From 2002-2006, Izturis inspired mixed emotions at the six spot. On the one hand, Izturis was a great defender who won a Gold Glove in 2004. On the other, he had little pop and a poor on-base percentage aside from his career-best year in 2004.
Nevertheless, he made the All-Star team in 2005 after a hot start. His power was also comparable to his position, as he finished second among NL shortstops in home runs.
Izturis makes it at No. 5 despite never hitting above .257 or showing much else at the plate. That’s what happens when you have a great glove (led all NL shortstops in assists in 2003 and finished second in 2004) and a knack for getting hits where you can.
Over the last six years, Furcal has been one of the most important bats in the Dodgers lineup. He’s served as the offensive catalyst batting leadoff or second, and his .352 on-base percentage is a great indicator of that.
He’s played the third-most games at the six spot in LA Dodgers history, and when healthy, he’s dependable for 100-plus hits, batting .285 and being a threat on the basepaths.
Health has been his downfall, as he missed most of the 2008 and 2010 seasons, as well as the current campaign, but despite the injuries, he made last year’s All-Star team.
One can hope that Furcal will have a strong second half to recover from his injuries and remind Dodgers fans why they’ve been so appreciative of his play since he arrived in 2006.
Russell became the Dodgers’ starting shortstop in 1972 and held that position for the next 12 seasons. He was a three-time All-Star who hit .263 in his career while helping the team win four National League pennants and the 1981 World Series.
He’s best remembered for being one-fourth of the most consistent infield in major league history. For eight-and-a-half years, Russell held his own playing alongside Davey Lopes, Ron Cey and Steve Garvey.
Russell retired in 1986 after playing in the most games in LA Dodger history (2,181 games, 1,747 at shortstop). He later became the third manager in team history when he replaced Tommy Lasorda in 1996.
I had a hard time figuring out if I should place Wills at No. 1 or 2. I’m a full believer that Wills is one of the most controversial Hall of Fame snubs in history, and I’ll lay out why Wills remains so beloved by the Dodger faithful.
First, Wills’ accomplishments are noteworthy: Seven-time All-Star. Two-time Gold Glove Award winner. Three-time World Series champion. Most importantly, he won both the 1962 All-Star Game MVP and regular season MVP.
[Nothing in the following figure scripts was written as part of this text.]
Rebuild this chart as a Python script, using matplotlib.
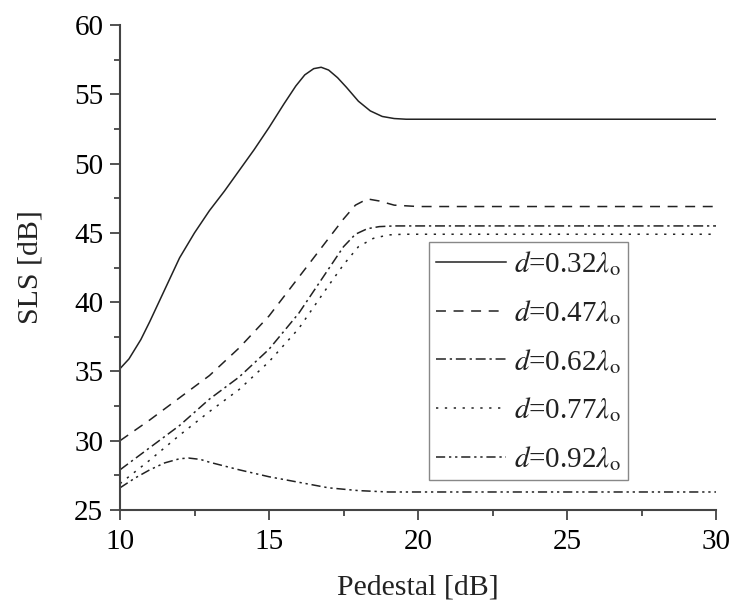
import matplotlib
matplotlib.use('Agg')
import matplotlib.pyplot as plt
from matplotlib.ticker import MultipleLocator

plt.rcParams['font.family'] = ['Liberation Serif', 'DejaVu Serif']
plt.rcParams['mathtext.fontset'] = 'stix'
plt.rcParams['font.size'] = 21

# series (pedestal dB -> SLS dB)
x_032 = [10, 10.3, 10.7, 11, 11.5, 12, 12.5, 13, 13.5, 14, 14.5, 15, 15.5, 15.9, 16.2, 16.5, 16.75, 17, 17.3, 17.6, 18, 18.4, 18.8, 19.2, 19.6, 20, 30]
y_032 = [35.2, 35.9, 37.3, 38.6, 40.9, 43.2, 45.0, 46.6, 48.0, 49.5, 51.0, 52.6, 54.3, 55.6, 56.4, 56.85, 56.95, 56.75, 56.2, 55.5, 54.5, 53.8, 53.4, 53.25, 53.2, 53.2, 53.2]

x_047 = [10, 11, 12, 13, 14, 15, 16, 17, 17.5, 17.9, 18.3, 18.7, 19.2, 20, 30]
y_047 = [30.0, 31.5, 33.1, 34.7, 36.7, 39.0, 41.8, 44.6, 46.0, 47.0, 47.45, 47.3, 47.0, 46.9, 46.9]

x_062 = [10, 11, 12, 13, 14, 15, 16, 17, 17.5, 17.9, 18.3, 18.7, 19.2, 30]
y_062 = [27.9, 29.5, 31.1, 33.0, 34.6, 36.6, 39.2, 42.4, 44.0, 44.9, 45.3, 45.45, 45.5, 45.5]

x_077 = [10, 11, 12, 13, 14, 15, 16, 17, 17.5, 18, 18.5, 19, 19.5, 30]
y_077 = [26.9, 28.6, 30.4, 32.1, 33.7, 35.7, 38.1, 41.2, 42.7, 44.0, 44.6, 44.85, 44.9, 44.9]

x_092 = [10, 10.5, 11, 11.5, 12, 12.3, 12.7, 13, 14, 15, 16, 17, 18, 19, 20, 30]
y_092 = [26.6, 27.3, 27.9, 28.4, 28.7, 28.75, 28.65, 28.45, 27.9, 27.4, 27.0, 26.6, 26.4, 26.3, 26.3, 26.3]

labels = ['0.32', '0.47', '0.62', '0.77', '0.92']

col = '#222222'
fig = plt.figure(figsize=(7.32, 6.06), dpi=100)
ax = fig.add_axes([120/732, 1-510/606, 596/732, 485/606])

series = [(x_032, y_032, '-'),
          (x_047, y_047, (0, (6.5, 5))),
          (x_062, y_062, (0, (6.5, 2.5, 1.5, 2.5))),
          (x_077, y_077, (0, (1.5, 4.3))),
          (x_092, y_092, (0, (6, 2.5, 1.5, 2.5, 1.5, 2.5)))]

for (xs, ys, ls), lab in zip(series, labels):
    ax.plot(xs, ys, color=col, lw=1.1, linestyle=ls,
            label=r'$d$=' + lab + r'$\lambda_{\rm o}$')

ax.set_xlim(10, 30)
ax.set_ylim(25, 60)
ax.xaxis.set_major_locator(MultipleLocator(5))
ax.xaxis.set_minor_locator(MultipleLocator(2.5))
ax.yaxis.set_major_locator(MultipleLocator(5))
ax.yaxis.set_minor_locator(MultipleLocator(2.5))

for s in ['top', 'right']:
    ax.spines[s].set_visible(False)
for s in ['left', 'bottom']:
    ax.spines[s].set_color('#444444')
    ax.spines[s].set_linewidth(1.5)

ax.tick_params(which='major', direction='out', length=7, width=1.3, color='#444444', labelsize=21, pad=7)
ax.tick_params(which='minor', direction='out', length=4, width=1.3, color='#444444')
ax.tick_params(axis='y', which='major', pad=5)

ax.set_xlabel('Pedestal [dB]', fontsize=21.5, labelpad=14, color='#222222')
ax.set_ylabel('SLS [dB]', fontsize=21.5, labelpad=22, color='#222222')

leg = ax.legend(loc='upper left', bbox_to_anchor=(429/732, 1-242/606),
                bbox_transform=fig.transFigure, borderaxespad=0,
                fancybox=False, framealpha=1, edgecolor='#888888',
                fontsize=21, handlelength=2.4, handletextpad=0.25,
                labelspacing=0.68, borderpad=0.25)
leg.get_frame().set_linewidth(1.0)
for t in leg.get_texts():
    t.set_color('#222222')

fig.savefig('out.png', dpi=100)
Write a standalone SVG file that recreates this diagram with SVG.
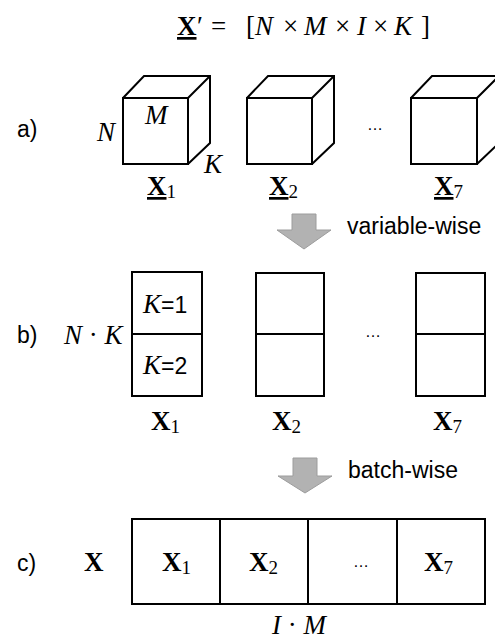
<svg xmlns="http://www.w3.org/2000/svg" width="495" height="641" viewBox="0 0 495 641">
<style>
.ln{fill:none;stroke:#000;stroke-width:2;stroke-linejoin:miter}
.bx{fill:#fff;stroke:#000;stroke-width:2}
.m{font-family:"Liberation Serif","DejaVu Serif",serif;font-size:27px;fill:#000}
.i{font-style:italic}
.b{font-weight:bold}
.sub{font-size:19px;font-weight:normal}
.s{font-family:"Liberation Sans",Arial,sans-serif;font-size:23px;fill:#000}
.dots{font-family:"Liberation Sans",Arial,sans-serif;font-size:16px;fill:#000}
.arr{fill:#b2b2b2;stroke:#9c9c9c;stroke-width:1}
</style>
<rect width="495" height="641" fill="#fff"/>
<g id="title">
<text class="m" y="35"><tspan x="177" class="b" text-decoration="underline">X</tspan><tspan x="197">′</tspan><tspan x="211">=</tspan><tspan x="246">[</tspan><tspan x="255" class="i">N</tspan><tspan x="283">×</tspan><tspan x="304" class="i">M</tspan><tspan x="335">×</tspan><tspan x="357" class="i">I</tspan><tspan x="373">×</tspan><tspan x="394" class="i">K</tspan><tspan x="421">]</tspan></text>
</g>
<g id="a">
<text class="s" x="17" y="137">a)</text>
<g id="cube1">
<path class="ln" d="M123,98 H188 V164 H123 Z M123,98 L144,76 H210 V143 L188,164 M188,98 L210,76"/>
<text class="m i" x="97" y="141">N</text>
<text class="m i" x="145" y="124">M</text>
<text class="m i" x="204" y="173">K</text>
<text class="m" y="195"><tspan x="147" class="b" text-decoration="underline">X</tspan><tspan class="sub" dy="3">1</tspan></text>
</g>
<g id="cube2">
<path class="ln" d="M247,98 H312 V164 H247 Z M247,98 L268,76 H334 V143 L312,164 M312,98 L334,76"/>
<text class="m" y="195"><tspan x="269" class="b" text-decoration="underline">X</tspan><tspan class="sub" dy="3">2</tspan></text>
</g>
<text class="dots" x="367" y="130">…</text>
<g id="cube7">
<path class="ln" d="M411,98 H477 V164 H411 Z M411,98 L432,76 H499 V143 L477,164 M477,98 L499,76"/>
<text class="m" y="195"><tspan x="434" class="b" text-decoration="underline">X</tspan><tspan class="sub" dy="3">7</tspan></text>
</g>
</g>
<g id="connectors">
<path class="arr" d="M292,214 H316 V230 H331 L304,249 L277,230 H292 Z"/>
<path class="arr" d="M293,458 H317 V476 H332 L305,493 L278,476 H293 Z"/>
</g>
<text class="s" x="347" y="234">variable-wise</text>
<text class="s" x="348" y="478">batch-wise</text>
<g id="b">
<text class="s" x="17" y="343">b)</text>
<text class="m" x="64" y="344"><tspan class="i">N</tspan> · <tspan class="i">K</tspan></text>
<g id="mat1">
<rect class="bx" x="132" y="272" width="70" height="124"/>
<line class="ln" x1="132" y1="334" x2="202" y2="334"/>
<text x="143" y="313"><tspan class="m i">K</tspan><tspan class="s">=1</tspan></text>
<text x="143" y="374"><tspan class="m i">K</tspan><tspan class="s">=2</tspan></text>
<text class="m" y="430"><tspan x="151" class="b">X</tspan><tspan class="sub" dy="3">1</tspan></text>
</g>
<g id="mat2">
<rect class="bx" x="256" y="273" width="68" height="123"/>
<line class="ln" x1="256" y1="334" x2="324" y2="334"/>
<text class="m" y="430"><tspan x="272" class="b">X</tspan><tspan class="sub" dy="3">2</tspan></text>
</g>
<text class="dots" x="365" y="337">…</text>
<g id="mat7">
<rect class="bx" x="416" y="273" width="69" height="123"/>
<line class="ln" x1="416" y1="334" x2="485" y2="334"/>
<text class="m" y="430"><tspan x="433" class="b">X</tspan><tspan class="sub" dy="3">7</tspan></text>
</g>
</g>
<g id="c">
<text class="s" x="17" y="571">c)</text>
<text class="m b" x="84" y="571">X</text>
<g id="big">
<rect class="bx" x="132" y="519" width="353" height="85"/>
<line class="ln" x1="220" y1="519" x2="220" y2="604" stroke-width="1.5"/>
<line class="ln" x1="308" y1="519" x2="308" y2="604" stroke-width="1.5"/>
<line class="ln" x1="397" y1="519" x2="397" y2="604" stroke-width="1.5"/>
<text class="m" y="571"><tspan x="162" class="b">X</tspan><tspan class="sub" dy="3">1</tspan></text>
<text class="m" y="571"><tspan x="249" class="b">X</tspan><tspan class="sub" dy="3">2</tspan></text>
<text class="dots" x="353" y="567">…</text>
<text class="m" y="571"><tspan x="424" class="b">X</tspan><tspan class="sub" dy="3">7</tspan></text>
</g>
<text class="m" x="272" y="634"><tspan class="i">I</tspan> · <tspan class="i">M</tspan></text>
</g>
</svg>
Second, Wills revolutionized baseball by making the stolen base trendy and an effective strategy. He led the league in stolen bases in his first full season and never looked back. In his MVP season, he stole 104 bases to set a new record and out-steal every team in baseball. It became an integral part of a Dodgers offense that relied on pitching and low scoring.
All of this said, Wills spent 12 years with the Dodgers as one of the greatest position players in team history. The reason he’s not No. 1 is because the best shortstop in team history did more than just play well on the field.
To be fair, there’s nothing wrong with having Wills as the best shortstop in Dodger history. But here’s my reasoning for why the “Little Colonel” and former team captain earns the No. 1 spot.
Reese was a 10-time All-Star who missed three years of his prime due to serving in the Navy. He helped the Dodgers win seven National League pennants in his 16 seasons, and near the end of his career, he finally won that long-coveted World Series championship in 1955.
He remains the Dodgers’ all-time leader in runs scored and walks and hit .269 for his career. He was a top-10 MVP finisher eight times and a superb defender in his day.
More importantly, Reese reached out to and mentored a rookie second baseman named Jackie Robinson and let him know he was wanted on the Dodgers. He famously put his arm around Robinson during infield practice in Cincinnati, a gesture that spoke volumes to baseball fans and African-Americans who watched Robinson’s every game.
Reese’s role in befriending Robinson as he broke baseball’s color barrier was just as important as his Hall of Fame career on the field. It's all a compelling argument for why he’s the greatest shortstop in team history.